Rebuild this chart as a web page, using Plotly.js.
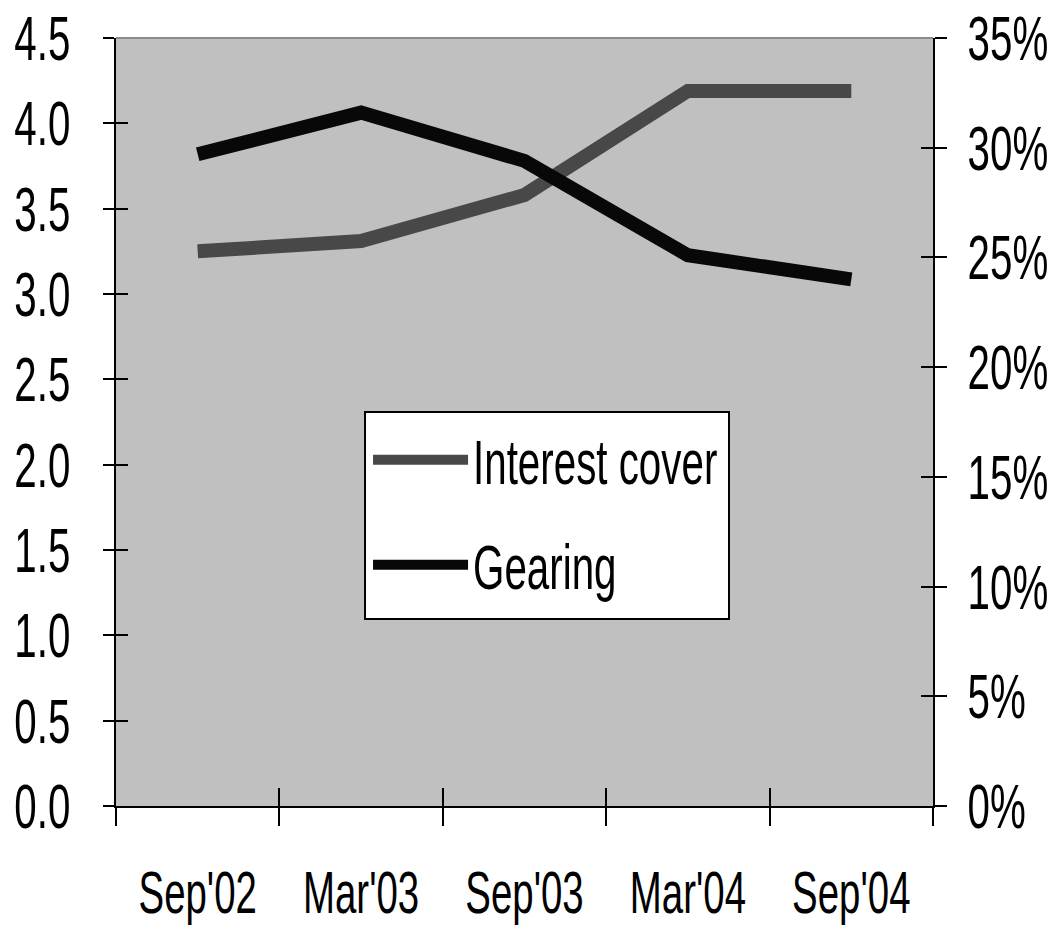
<!DOCTYPE html>
<html>
<head>
<meta charset="utf-8">
<script src="https://cdn.plot.ly/plotly-3.0.1.min.js"></script>
<style>html,body{margin:0;padding:0;background:#fff;}#chart{width:1054px;height:930px;}</style>
</head>
<body>
<div id="chart"></div>
<script>
const periods = ["Sep'02", "Mar'03", "Sep'03", "Mar'04", "Sep'04"];
const interestCover = [3.25, 3.31, 3.58, 4.19, 4.19];
const gearing = [0.297, 0.316, 0.294, 0.251, 0.240];
const leftTicks = [0, 0.5, 1, 1.5, 2, 2.5, 3, 3.5, 4, 4.5];
const rightTicks = [0, 0.05, 0.10, 0.15, 0.20, 0.25, 0.30, 0.35];

const FONT = '"Liberation Sans", Arial, sans-serif';
const SQUEEZE = 0.64;

const traces = [
  {x: periods, y: interestCover, name: 'Interest cover', type: 'scatter', mode: 'lines',
   line: {color: '#484848', width: 14}, xaxis: 'x', yaxis: 'y', legendgroup: 'a'},
  {x: periods, y: gearing, name: 'Gearing', type: 'scatter', mode: 'lines',
   line: {color: '#080808', width: 14}, xaxis: 'x', yaxis: 'y2', legendgroup: 'b'}
];
// invisible traces that activate the overlay axes used for crossing ticks
traces.push({x: periods, y: interestCover, xaxis: 'x2', yaxis: 'y3', mode: 'lines',
  line: {width: 0}, hoverinfo: 'skip', showlegend: false, opacity: 0});
traces.push({x: periods, y: gearing, xaxis: 'x2', yaxis: 'y4', mode: 'lines',
  line: {width: 0}, hoverinfo: 'skip', showlegend: false, opacity: 0});

const layout = {
  width: 1054, height: 930,
  margin: {l: 116, r: 121, t: 38, b: 124},
  paper_bgcolor: '#ffffff',
  plot_bgcolor: '#c0c0c0',
  font: {family: FONT, size: 62, color: '#000'},
  showlegend: true,
  legend: {x: 0.3085, y: 0.5125, xanchor: 'left', yanchor: 'top',
    bgcolor: 'rgba(0,0,0,0)', borderwidth: 0,
    font: {family: FONT, size: 63, color: '#000'}, itemwidth: 95,
    traceorder: 'grouped', tracegroupgap: 20},
  xaxis: {type: 'category', range: [-0.5, 4.5], tickson: 'boundaries', tickangle: 0,
    ticks: 'outside', ticklen: 18, tickwidth: 2, tickcolor: '#000',
    showline: true, linecolor: '#000', linewidth: 2, showgrid: false, zeroline: false,
    tickfont: {family: FONT, size: 60}, ticklabelstandoff: 33},
  xaxis2: {type: 'category', overlaying: 'x', matches: 'x', range: [-0.5, 4.5], tickson: 'boundaries',
    ticks: 'inside', ticklen: 18, tickwidth: 2, tickcolor: '#000', showticklabels: false,
    showline: false, showgrid: false, zeroline: false},
  yaxis: {range: [0, 4.5], tickvals: leftTicks, ticktext: leftTicks.map(v => v.toFixed(1)),
    ticks: 'outside', ticklen: 11, tickwidth: 2, tickcolor: '#000',
    showline: true, linecolor: '#000', linewidth: 2, showgrid: false, zeroline: false,
    tickfont: {family: FONT, size: 63}, ticklabelstandoff: 20},
  yaxis3: {overlaying: 'y', matches: 'y', range: [0, 4.5], tickvals: leftTicks,
    ticks: 'inside', ticklen: 12, tickwidth: 2, tickcolor: '#000', showticklabels: false,
    showline: false, showgrid: false, zeroline: false},
  yaxis2: {overlaying: 'y', side: 'right', range: [0, 0.35], tickvals: rightTicks,
    ticktext: rightTicks.map(v => Math.round(v * 100) + '%'),
    ticks: 'outside', ticklen: 12, tickwidth: 2, tickcolor: '#000',
    showline: true, linecolor: '#000', linewidth: 2, showgrid: false, zeroline: false,
    tickfont: {family: FONT, size: 63}, ticklabelstandoff: 8},
  yaxis4: {overlaying: 'y', matches: 'y2', side: 'right', range: [0, 0.35], tickvals: rightTicks,
    ticks: 'inside', ticklen: 12, tickwidth: 2, tickcolor: '#000', showticklabels: false,
    showline: false, showgrid: false, zeroline: false},
  shapes: [
    {type: 'line', xref: 'paper', yref: 'paper', x0: 0, x1: 1, y0: 1, y1: 1,
     line: {color: '#8c8c8c', width: 2}},
    {type: 'rect', xref: 'paper', yref: 'paper', x0: 0.3048, x1: 0.7503, y0: 0.2435, y1: 0.513,
     fillcolor: '#ffffff', line: {color: '#000', width: 2}}
  ]
};

function squeeze(gd) {
  const sel = gd.querySelectorAll('.xtick text, .ytick text, .y2tick text, .legendtext');
  sel.forEach(el => {
    const w = el.getComputedTextLength();
    if (w > 0) {
      el.setAttribute('textLength', (w * SQUEEZE).toFixed(2));
      el.setAttribute('lengthAdjust', 'spacingAndGlyphs');
    }
  });
}

Plotly.newPlot('chart', traces, layout, {staticPlot: true}).then(squeeze);
</script>
</body>
</html>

**WRITTEN PROBLEM:** Return nothing but the lines running from the start of the data to the line with "const SQUEEZE = 0.64;", please, both ends included and no pictures.

**RESULT:**
Rebuild this chart as a web page, using Plotly.js.
<!DOCTYPE html>
<html>
<head>
<meta charset="utf-8">
<script src="https://cdn.plot.ly/plotly-3.0.1.min.js"></script>
<style>html,body{margin:0;padding:0;background:#fff;}#chart{width:1054px;height:930px;}</style>
</head>
<body>
<div id="chart"></div>
<script>
const periods = ["Sep'02", "Mar'03", "Sep'03", "Mar'04", "Sep'04"];
const interestCover = [3.25, 3.31, 3.58, 4.19, 4.19];
const gearing = [0.297, 0.316, 0.294, 0.251, 0.240];
const leftTicks = [0, 0.5, 1, 1.5, 2, 2.5, 3, 3.5, 4, 4.5];
const rightTicks = [0, 0.05, 0.10, 0.15, 0.20, 0.25, 0.30, 0.35];

const FONT = '"Liberation Sans", Arial, sans-serif';
const SQUEEZE = 0.64;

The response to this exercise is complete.